> [Problem description] Leave out the pictures; transcribe all else exactly.

> [Collected data]

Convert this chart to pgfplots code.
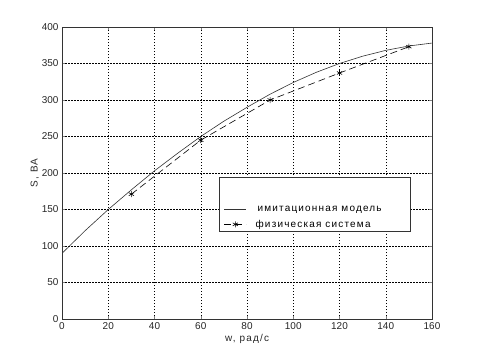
\documentclass[border=0pt]{standalone}
\usepackage{fontspec}
\setmainfont{Liberation Sans}
\newfontfamily\wide[LetterSpace=12]{Liberation Sans}
\usepackage{pgfplots}
\pgfplotsset{compat=1.18}
\begin{document}
\begin{tikzpicture}[x=1bp,y=1bp]
\path (0,0) rectangle (477,358);
\begin{axis}[
  at={(62bp,39bp)}, anchor=south west,
  scale only axis, width=370bp, height=292bp,
  xmin=0, xmax=160, ymin=0, ymax=400,
  xtick={0,20,...,160}, ytick={0,50,...,400},
  grid=major,
  grid style={black, dash pattern=on 1.5bp off 1.5bp, line width=0.5bp},
  axis line style={line width=0.6bp, black!80},
  tick align=inside, tick pos=both,
  major tick length=3bp,
  ticklabel style={font=\fontsize{10}{12}\selectfont, text=black!85},
  /pgf/number format/assume math mode=true,
  xlabel={w, рад/с}, ylabel={S, ВА},
  label style={font=\wide\fontsize{10}{12}\selectfont, text=black!85},
  xlabel style={yshift=2bp},
  ylabel style={yshift=-4bp},
  legend style={at={(rel axis cs:0.943,0.298)}, anchor=south east,
    font=\wide\fontsize{10}{12}\selectfont, draw=black!80, line width=0.6bp,
    inner xsep=5bp, inner ysep=1bp, row sep=3bp},
  legend cell align=left,
  legend image code/.code={\draw[#1, mark repeat=2, mark phase=2] plot coordinates {(0bp,0bp) (11bp,0bp) (22bp,0bp)};},
]
\addlegendimage{empty legend}
\addlegendentry{\rule{0pt}{17bp}}
\addplot[black!80, line width=0.6bp, no marks] coordinates {
(0,90) (10,121) (20,150) (30,177) (40,203) (50,227) (60,250) (70,271)
(80,290) (90,308) (100,324) (110,338) (120,350) (130,360) (140,368)
(150,374) (160,378)};
\addlegendentry{\hspace*{9bp}имитационная модель\hspace*{22bp}}
\addplot[black, line width=0.6bp, dash pattern=on 7bp off 4bp, mark=asterisk, mark size=3bp, mark options={solid}] coordinates {
(30,171) (60,245) (90,300) (120,337) (150,373)};
\addlegendentry{\hspace*{7bp}физическая система}
\end{axis}
\end{tikzpicture}
\end{document}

> [Expected answer]
Convert this chart to pgfplots code.
\documentclass[border=0pt]{standalone}
\usepackage{fontspec}
\setmainfont{Liberation Sans}
\newfontfamily\wide[LetterSpace=12]{Liberation Sans}
\usepackage{pgfplots}
\pgfplotsset{compat=1.18}
\begin{document}
\begin{tikzpicture}[x=1bp,y=1bp]
\path (0,0) rectangle (477,358);
\begin{axis}[
  at={(62bp,39bp)}, anchor=south west,
  scale only axis, width=370bp, height=292bp,
  xmin=0, xmax=160, ymin=0, ymax=400,
  xtick={0,20,...,160}, ytick={0,50,...,400},
  grid=major,
  grid style={black, dash pattern=on 1.5bp off 1.5bp, line width=0.5bp},
  axis line style={line width=0.6bp, black!80},
  tick align=inside, tick pos=both,
  major tick length=3bp,
  ticklabel style={font=\fontsize{10}{12}\selectfont, text=black!85},
  /pgf/number format/assume math mode=true,
  xlabel={w, рад/с}, ylabel={S, ВА},
  label style={font=\wide\fontsize{10}{12}\selectfont, text=black!85},
  xlabel style={yshift=2bp},
  ylabel style={yshift=-4bp},
  legend style={at={(rel axis cs:0.943,0.298)}, anchor=south east,
    font=\wide\fontsize{10}{12}\selectfont, draw=black!80, line width=0.6bp,
    inner xsep=5bp, inner ysep=1bp, row sep=3bp},
  legend cell align=left,
  legend image code/.code={\draw[#1, mark repeat=2, mark phase=2] plot coordinates {(0bp,0bp) (11bp,0bp) (22bp,0bp)};},
]
\addlegendimage{empty legend}
\addlegendentry{\rule{0pt}{17bp}}
\addplot[black!80, line width=0.6bp, no marks] coordinates {
(0,90) (10,121) (20,150) (30,177) (40,203) (50,227) (60,250) (70,271)
(80,290) (90,308) (100,324) (110,338) (120,350) (130,360) (140,368)
(150,374) (160,378)};
\addlegendentry{\hspace*{9bp}имитационная модель\hspace*{22bp}}
\addplot[black, line width=0.6bp, dash pattern=on 7bp off 4bp, mark=asterisk, mark size=3bp, mark options={solid}] coordinates {
(30,171) (60,245) (90,300) (120,337) (150,373)};
\addlegendentry{\hspace*{7bp}физическая система}
\end{axis}
\end{tikzpicture}
\end{document}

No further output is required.